Following this, we used a pretrained CNN, ConvNeXT. We used the feature map of the CNN as the "encoder", froze it, and added a linear probe like before. This is even more true to our broad hypothesis.
We found our hypothesis was to some extent true. The accuracy that the linear probe achieved shows that depth information is learnable from the latent representation from the autoencoder, supporting our hypothesis that depth information is implicitly learned by the autoencoder during training.

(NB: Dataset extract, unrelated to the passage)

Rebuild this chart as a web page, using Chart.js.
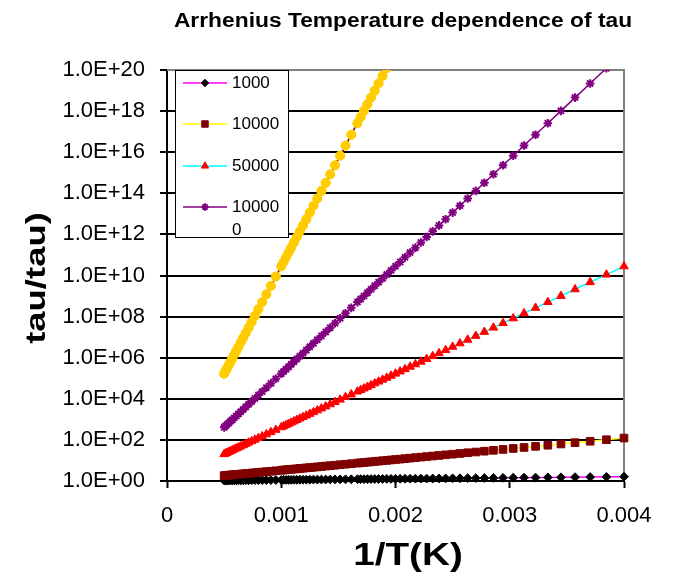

Both the autoencoder approach and using the pretrained frozen ConvNeXT+probe significantly outperformed the null model baseline, achieving around a third of the loss. This matches our expectation, so we qualitatively assess that the predicted depth maps are similar. Exactly how this information is extracted appears to be mostly from color for the autoencoder, with lighter colors correlating with further distances. We believe this could be related to images with the sky or other similar examples even when augmentation was applied. The ConvNeXT approach appears to rely more on shapes and structure, likely due to better data and training.
We believe that we would have been able to produce even stronger evidence that depth information is implicitly learned by CNNs on 3D datasets if we explored the possible model or task space further.
Because our hypothesis was true, we propose a generalized framework for proving that a specified feature is learned in the training of a given computer vision task. This framework requires only a dataset with the ground truth data for the feature you wish to know is implicitly learned and the encoded input from the model for the task. By training a simple probe to fit a task which a model is not originally trained for, one could explore the interaction of the model and data.
Additionally, one could consider the main task of a CNN training on image data as conditionally dependent on a set of auxillary tasks (such as depth map prediction), which is why we believe the hypothesis is a reasonable position to hold.